4. Smart Logistics and E-Commerce Pressure
Logistics has become the biggest driver of cost savings with smart systems.
- Click-to-Door Efficiency: The promise of fast delivery has led to the proliferation of dark stores and urban logistics centers. The challenge is not just fast delivery, but doing it efficiently in an environment of shrinking margins.
- Automation and Robotics: Picking robots and autonomous vehicles help overcome labor shortages while standardizing efficiency.
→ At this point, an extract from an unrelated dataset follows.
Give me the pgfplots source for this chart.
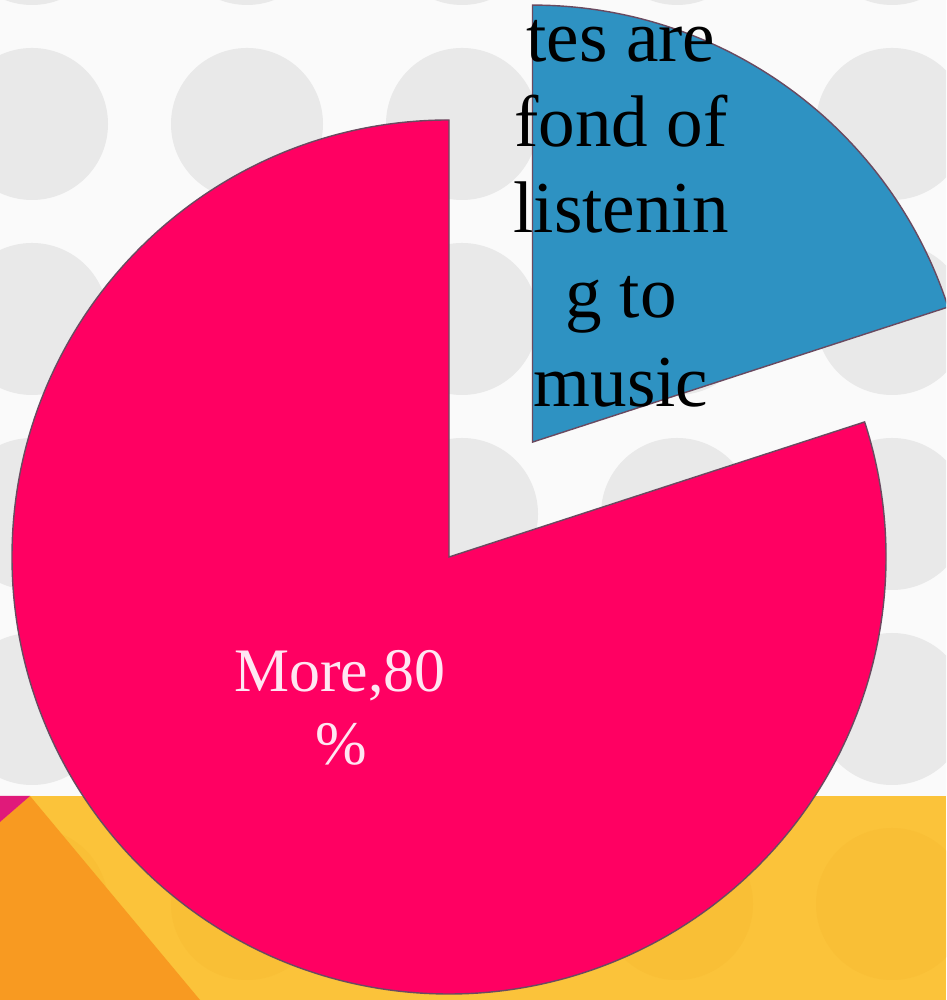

Leading companies, called Digital Champions, achieve an average annual cost saving of 6.8% thanks to smart logistics.
5. ESG and the Sustainability Mandate
Sustainability is no longer a public relations issue, it is an operational parameter.
- Traceability and Legal Compliance: Regulations such as LkSG and CS3D require companies to report Scope 3 emissions and verify product origins. Technologies such as AI, blockchain, and RFID ensure data integrity in complex chains.
- Circular Economy: Supply chain models are being redesigned to be more circular and climate neutral, from raw material use to recycling. 63% of champion companies have completed their preparations for full compliance with ESG regulations.
6. Barriers to Transformation and Success Factors
Digital transformation is not a project, it is an ongoing capability. However, leaders face serious barriers in this process:
- Legacy Systems: Companies that continue to rely on 20-25 year old on-premise systems risk failing to leverage the potential of AI and real-time analytics.
- Talent Gap: Approximately 44.5% of companies lack employees with digital skills. At this point, training employees as "citizen data scientists" and creating a culture that collaborates with technology is critical.
- Data Integration: The biggest barrier to full orchestration (at 46%) is the inability to integrate different data sources. The "See > Understand > Optimize > Execute" framework is the core model recommended to overcome this data fragmentation.
Conclusion
On the road to 2030, supply chains are transforming from linear chains into interconnected, self-orchestrating ecosystems. In this new normal, competitive advantage will be possible not just by lowering costs, but by proactively managing uncertainty, turning data into a strategic asset, and blending human intelligence with autonomous systems in the most efficient way.